--- Excerpted records ---

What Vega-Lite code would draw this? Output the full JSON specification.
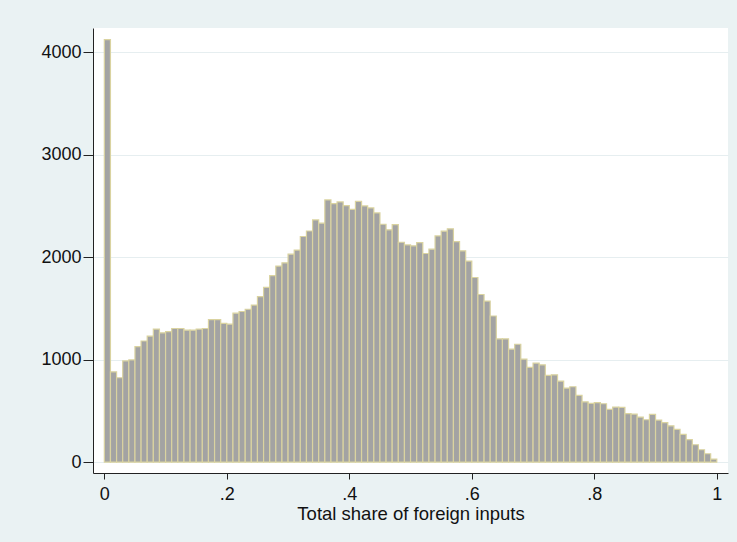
{
  "$schema": "https://vega.github.io/schema/vega-lite/v6.json",
  "width": 635,
  "height": 445,
  "autosize": {"type": "none"},
  "padding": {"left": 93, "top": 28, "right": 9, "bottom": 69},
  "background": "#EAF2F3",
  "view": {"fill": "white", "stroke": null},
  "config": {
    "font": "Liberation Sans",
    "axis": {
      "labelFont": "Liberation Sans",
      "titleFont": "Liberation Sans",
      "labelFontSize": 18,
      "titleFontSize": 18.5,
      "titleFontWeight": "normal",
      "labelColor": "#111111",
      "titleColor": "#111111",
      "domainColor": "#222222",
      "tickColor": "#222222",
      "domainWidth": 1,
      "tickWidth": 1
    }
  },
  "data": {
    "values": [
      {"start": 0.00, "end": 0.01, "count": 4125}, {"start": 0.01, "end": 0.02, "count": 881}, {"start": 0.02, "end": 0.03, "count": 823}, {"start": 0.03, "end": 0.04, "count": 987},
      {"start": 0.04, "end": 0.05, "count": 997}, {"start": 0.05, "end": 0.06, "count": 1127}, {"start": 0.06, "end": 0.07, "count": 1182}, {"start": 0.07, "end": 0.08, "count": 1229},
      {"start": 0.08, "end": 0.09, "count": 1298}, {"start": 0.09, "end": 0.10, "count": 1262}, {"start": 0.10, "end": 0.11, "count": 1273}, {"start": 0.11, "end": 0.12, "count": 1304},
      {"start": 0.12, "end": 0.13, "count": 1304}, {"start": 0.13, "end": 0.14, "count": 1288}, {"start": 0.14, "end": 0.15, "count": 1288}, {"start": 0.15, "end": 0.16, "count": 1298},
      {"start": 0.16, "end": 0.17, "count": 1304}, {"start": 0.17, "end": 0.18, "count": 1390}, {"start": 0.18, "end": 0.19, "count": 1390}, {"start": 0.19, "end": 0.20, "count": 1353},
      {"start": 0.20, "end": 0.21, "count": 1346}, {"start": 0.21, "end": 0.22, "count": 1454}, {"start": 0.22, "end": 0.23, "count": 1470}, {"start": 0.23, "end": 0.24, "count": 1492},
      {"start": 0.24, "end": 0.25, "count": 1533}, {"start": 0.25, "end": 0.26, "count": 1615}, {"start": 0.26, "end": 0.27, "count": 1705}, {"start": 0.27, "end": 0.28, "count": 1821},
      {"start": 0.28, "end": 0.29, "count": 1913}, {"start": 0.29, "end": 0.30, "count": 1945}, {"start": 0.30, "end": 0.31, "count": 2030}, {"start": 0.31, "end": 0.32, "count": 2070},
      {"start": 0.32, "end": 0.33, "count": 2202}, {"start": 0.33, "end": 0.34, "count": 2256}, {"start": 0.34, "end": 0.35, "count": 2364}, {"start": 0.35, "end": 0.36, "count": 2332},
      {"start": 0.36, "end": 0.37, "count": 2559}, {"start": 0.37, "end": 0.38, "count": 2524}, {"start": 0.38, "end": 0.39, "count": 2540}, {"start": 0.39, "end": 0.40, "count": 2503},
      {"start": 0.40, "end": 0.41, "count": 2468}, {"start": 0.41, "end": 0.42, "count": 2546}, {"start": 0.42, "end": 0.43, "count": 2501}, {"start": 0.43, "end": 0.44, "count": 2481},
      {"start": 0.44, "end": 0.45, "count": 2432}, {"start": 0.45, "end": 0.46, "count": 2322}, {"start": 0.46, "end": 0.47, "count": 2267}, {"start": 0.47, "end": 0.48, "count": 2319},
      {"start": 0.48, "end": 0.49, "count": 2146}, {"start": 0.49, "end": 0.50, "count": 2120}, {"start": 0.50, "end": 0.51, "count": 2111}, {"start": 0.51, "end": 0.52, "count": 2143},
      {"start": 0.52, "end": 0.53, "count": 2036}, {"start": 0.53, "end": 0.54, "count": 2078}, {"start": 0.54, "end": 0.55, "count": 2208}, {"start": 0.55, "end": 0.56, "count": 2254},
      {"start": 0.56, "end": 0.57, "count": 2277}, {"start": 0.57, "end": 0.58, "count": 2153}, {"start": 0.58, "end": 0.59, "count": 2062}, {"start": 0.59, "end": 0.60, "count": 1962},
      {"start": 0.60, "end": 0.61, "count": 1802}, {"start": 0.61, "end": 0.62, "count": 1636}, {"start": 0.62, "end": 0.63, "count": 1572}, {"start": 0.63, "end": 0.64, "count": 1426},
      {"start": 0.64, "end": 0.65, "count": 1203}, {"start": 0.65, "end": 0.66, "count": 1203}, {"start": 0.66, "end": 0.67, "count": 1102}, {"start": 0.67, "end": 0.68, "count": 1150},
      {"start": 0.68, "end": 0.69, "count": 1005}, {"start": 0.69, "end": 0.70, "count": 924}, {"start": 0.70, "end": 0.71, "count": 966}, {"start": 0.71, "end": 0.72, "count": 949},
      {"start": 0.72, "end": 0.73, "count": 846}, {"start": 0.73, "end": 0.74, "count": 852}, {"start": 0.74, "end": 0.75, "count": 790}, {"start": 0.75, "end": 0.76, "count": 722},
      {"start": 0.76, "end": 0.77, "count": 735}, {"start": 0.77, "end": 0.78, "count": 651}, {"start": 0.78, "end": 0.79, "count": 588}, {"start": 0.79, "end": 0.80, "count": 572},
      {"start": 0.80, "end": 0.81, "count": 580}, {"start": 0.81, "end": 0.82, "count": 569}, {"start": 0.82, "end": 0.83, "count": 514}, {"start": 0.83, "end": 0.84, "count": 537},
      {"start": 0.84, "end": 0.85, "count": 533}, {"start": 0.85, "end": 0.86, "count": 472}, {"start": 0.86, "end": 0.87, "count": 468}, {"start": 0.87, "end": 0.88, "count": 439},
      {"start": 0.88, "end": 0.89, "count": 413}, {"start": 0.89, "end": 0.90, "count": 465}, {"start": 0.90, "end": 0.91, "count": 410}, {"start": 0.91, "end": 0.92, "count": 384},
      {"start": 0.92, "end": 0.93, "count": 354}, {"start": 0.93, "end": 0.94, "count": 319}, {"start": 0.94, "end": 0.95, "count": 270}, {"start": 0.95, "end": 0.96, "count": 218},
      {"start": 0.96, "end": 0.97, "count": 169}, {"start": 0.97, "end": 0.98, "count": 120}, {"start": 0.98, "end": 0.99, "count": 81}, {"start": 0.99, "end": 1.00, "count": 29}
    ]
  },
  "mark": {"type": "bar", "fill": "#A3A3A3", "stroke": "#DAD3A0", "strokeWidth": 1.2},
  "encoding": {
    "x": {
      "field": "start",
      "type": "quantitative",
      "scale": {"domain": [-0.0185, 1.0183], "nice": false, "zero": false},
      "axis": {
        "title": "Total share of foreign inputs",
        "values": [0, 0.2, 0.4, 0.6, 0.8, 1],
        "labelExpr": "datum.value == 0 ? '0' : (datum.value == 1 ? '1' : '.' + format(datum.value * 10, 'd'))",
        "grid": false,
        "tickSize": 6,
        "labelPadding": 6,
        "titlePadding": 1,
        "labelFlush": false
      }
    },
    "x2": {"field": "end"},
    "y": {
      "field": "count",
      "type": "quantitative",
      "scale": {"domain": [-107, 4238], "nice": false, "zero": false},
      "axis": {
        "title": null,
        "values": [0, 1000, 2000, 3000, 4000],
        "format": "d",
        "grid": true,
        "gridColor": "#E6EEF0",
        "gridWidth": 1,
        "tickSize": 10,
        "labelPadding": 2,
        "labelFlush": false
      }
    },
    "y2": {"datum": 0}
  }
}
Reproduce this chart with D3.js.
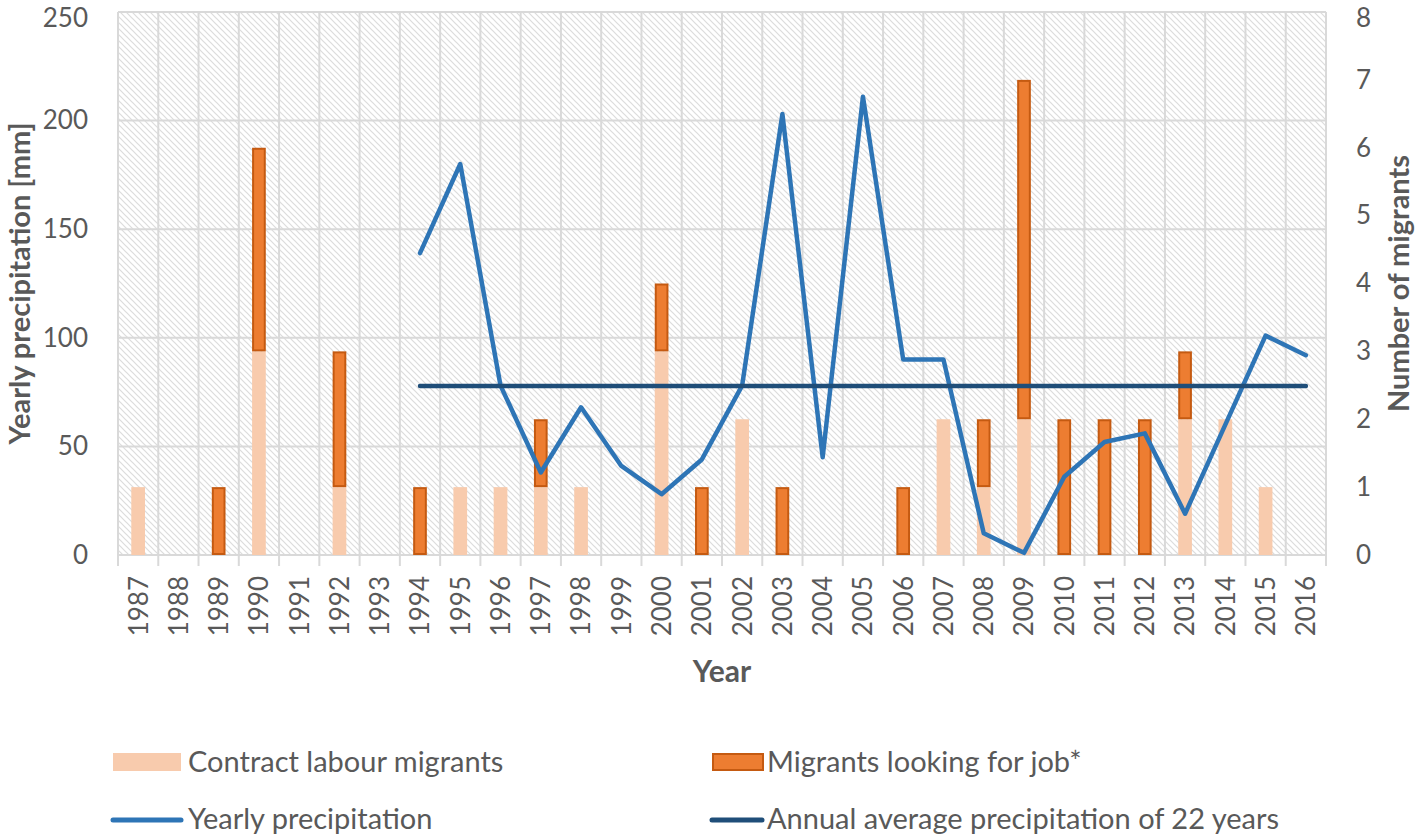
<!DOCTYPE html>
<html>
<head>
<meta charset="utf-8">
<script src="https://cdn.jsdelivr.net/npm/d3@7"></script>
<style>
  html, body { margin: 0; padding: 0; background: #fff; }
  svg { display: block; font-family: Lato, "Open Sans", sans-serif; }
</style>
</head>
<body>
<svg id="chart" width="1418" height="836"></svg>
<script>
const years = ["1987","1988","1989","1990","1991","1992","1993","1994","1995","1996","1997","1998","1999","2000","2001","2002","2003","2004","2005","2006","2007","2008","2009","2010","2011","2012","2013","2014","2015","2016"];
const contractMigrants = [1,0,0,3,0,1,0,0,1,1,1,1,0,3,0,2,0,0,0,0,2,1,2,0,0,0,2,2,1,0];
const jobSeekers =       [0,0,1,3,0,2,0,1,0,0,1,0,0,1,1,0,1,0,0,1,0,1,5,2,2,2,1,0,0,0];
const precipYears = ["1994","1995","1996","1997","1998","1999","2000","2001","2002","2003","2004","2005","2006","2007","2008","2009","2010","2011","2012","2013","2014","2015","2016"];
const precipitation = [139,180,78,38,68,41,28,44,78,203,45,211,90,90,10,1,36,52,56,19,60,101,92];
const averagePrecip = 77.8;
const leftTicks = [0,50,100,150,200,250];
const rightTicks = [0,1,2,3,4,5,6,7,8];
const legendItems = ["Contract labour migrants","Migrants looking for job*","Yearly precipitation","Annual average precipitation of 22 years"];

const svg = d3.select("#chart");
const m = {left: 118, right: 1326, top: 12, bottom: 555};
const textColor = "#595959";
const gridColor = "#d9d9d9";

const x = d3.scaleBand().domain(years).range([m.left, m.right]).paddingInner(0).paddingOuter(0);
const yL = d3.scaleLinear().domain([0, 250]).range([m.bottom, m.top]);
const yR = d3.scaleLinear().domain([0, 8]).range([m.bottom, m.top]);

// hatch pattern
const defs = svg.append("defs");
const pat = defs.append("pattern").attr("id","hatch").attr("patternUnits","userSpaceOnUse")
  .attr("width",6).attr("height",6);
pat.append("rect").attr("width",6).attr("height",6).attr("fill","#fff");
pat.append("path").attr("d","M0,0 L6,6 M-1,5 L1,7 M5,-1 L7,1")
  .attr("stroke","#dcdcdc").attr("stroke-width",1.2);

svg.append("rect").attr("x",m.left).attr("y",m.top).attr("width",m.right-m.left).attr("height",m.bottom-m.top)
  .attr("fill","url(#hatch)");

// horizontal gridlines
svg.append("g").selectAll("line").data(leftTicks).join("line")
  .attr("x1",m.left).attr("x2",m.right).attr("y1",d=>yL(d)).attr("y2",d=>yL(d))
  .attr("stroke",gridColor).attr("stroke-width",2);

// vertical gridlines at category boundaries, with ticks below
const bounds = years.map(y=>x(y)).concat([m.right]);
svg.append("g").selectAll("line").data(bounds).join("line")
  .attr("x1",d=>d).attr("x2",d=>d).attr("y1",m.top).attr("y2",m.bottom+11)
  .attr("stroke",gridColor).attr("stroke-width",2);

// bars
const bw = x.bandwidth()*0.34;
const bx = d => x(d) + (x.bandwidth()-bw)/2;
svg.append("g").selectAll("rect").data(years.map((y,i)=>({y, v:contractMigrants[i]})).filter(d=>d.v>0)).join("rect")
  .attr("x",d=>bx(d.y)).attr("width",bw)
  .attr("y",d=>yR(d.v)).attr("height",d=>yR(0)-yR(d.v))
  .attr("fill","#f8cbad");
svg.append("g").selectAll("rect").data(years.map((y,i)=>({y, b:contractMigrants[i], v:jobSeekers[i]})).filter(d=>d.v>0)).join("rect")
  .attr("x",d=>bx(d.y)+1).attr("width",bw-2)
  .attr("y",d=>yR(d.b+d.v)+1).attr("height",d=>yR(d.b)-yR(d.b+d.v)-2)
  .attr("fill","#ed7d31").attr("stroke","#c55a11").attr("stroke-width",2);

// lines
const cx = d => x(d) + x.bandwidth()/2;
const line = d3.line().x(d=>cx(d.y)).y(d=>yL(d.v));
svg.append("path").datum(precipYears.map((y,i)=>({y, v:precipitation[i]})))
  .attr("d",line).attr("fill","none").attr("stroke","#2e75b6").attr("stroke-width",4.5)
  .attr("stroke-linejoin","round").attr("stroke-linecap","round");
svg.append("path").datum([{y:precipYears[0], v:averagePrecip},{y:precipYears[precipYears.length-1], v:averagePrecip}])
  .attr("d",line).attr("fill","none").attr("stroke","#1f4e79").attr("stroke-width",4.5)
  .attr("stroke-linecap","round");

// left axis
const gl = svg.append("g").attr("transform",`translate(${m.left},0)`)
  .call(d3.axisLeft(yL).tickValues(leftTicks).tickSize(0).tickPadding(30));
gl.select(".domain").remove();
gl.selectAll("text").attr("fill",textColor).style("font-size","26px").style("font-family","Lato, sans-serif");
gl.selectAll(".tick").filter(d=>d===250).select("text").attr("dy","0.56em");

// right axis
const gr = svg.append("g").attr("transform",`translate(${m.right},0)`)
  .call(d3.axisRight(yR).tickValues(rightTicks).tickSize(0).tickPadding(30));
gr.select(".domain").remove();
gr.selectAll("text").attr("fill",textColor).style("font-size","26px").style("font-family","Lato, sans-serif");
gr.selectAll(".tick").filter(d=>d===8).select("text").attr("dy","0.56em");

// x axis labels
const gx = svg.append("g").attr("transform",`translate(0,${m.bottom})`)
  .call(d3.axisBottom(x).tickSize(0));
gx.select(".domain").remove();
gx.selectAll("text").attr("fill",textColor).style("font-size","26px").style("font-family","Lato, sans-serif")
  .attr("transform","rotate(-90)").attr("text-anchor","end").attr("x",-21).attr("y",0).attr("dy","0.36em");

// axis titles
svg.append("text").attr("transform",`translate(30,${(m.top+m.bottom)/2}) rotate(-90)`)
  .attr("text-anchor","middle").attr("fill",textColor).style("font-size","29px").style("font-weight","bold")
  .text("Yearly precipitation [mm]");
svg.append("text").attr("transform",`translate(1409,${(m.top+m.bottom)/2}) rotate(-90)`)
  .attr("text-anchor","middle").attr("fill",textColor).style("font-size","29px").style("font-weight","bold")
  .text("Number of migrants");
svg.append("text").attr("x",(m.left+m.right)/2).attr("y",682)
  .attr("text-anchor","middle").attr("fill",textColor).style("font-size","30px").style("font-weight","bold")
  .text("Year");

// legend
const lg = svg.append("g");
const pos = [{x:113,y:762},{x:712,y:762},{x:113,y:820},{x:712,y:820}];
lg.append("rect").attr("x",pos[0].x).attr("y",pos[0].y-9).attr("width",68).attr("height",18).attr("fill","#f8cbad");
lg.append("rect").attr("x",pos[1].x+1).attr("y",pos[1].y-8).attr("width",50).attr("height",16)
  .attr("fill","#ed7d31").attr("stroke","#c55a11").attr("stroke-width",2);
lg.append("line").attr("x1",pos[2].x).attr("x2",pos[2].x+68).attr("y1",pos[2].y).attr("y2",pos[2].y)
  .attr("stroke","#2e75b6").attr("stroke-width",5).attr("stroke-linecap","round");
lg.append("line").attr("x1",pos[3].x).attr("x2",pos[3].x+50).attr("y1",pos[3].y).attr("y2",pos[3].y)
  .attr("stroke","#1f4e79").attr("stroke-width",5).attr("stroke-linecap","round");
const textX = [188, 767, 188, 767];
lg.selectAll("text").data(legendItems).join("text")
  .attr("x",(d,i)=>textX[i]).attr("y",(d,i)=>pos[i].y).attr("dy",(d,i)=>i<2?"0.36em":"0.3em")
  .attr("fill",textColor).style("font-size","29px").text(d=>d);
</script>
</body>
</html>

---

> _Aim of the task_
Pick out the lines above containing the word "this", then copy them.

> _Answer to the exercise_
What Vega-Lite code would draw this? Output the full JSON specification.
Reproduce this chart with D3.js.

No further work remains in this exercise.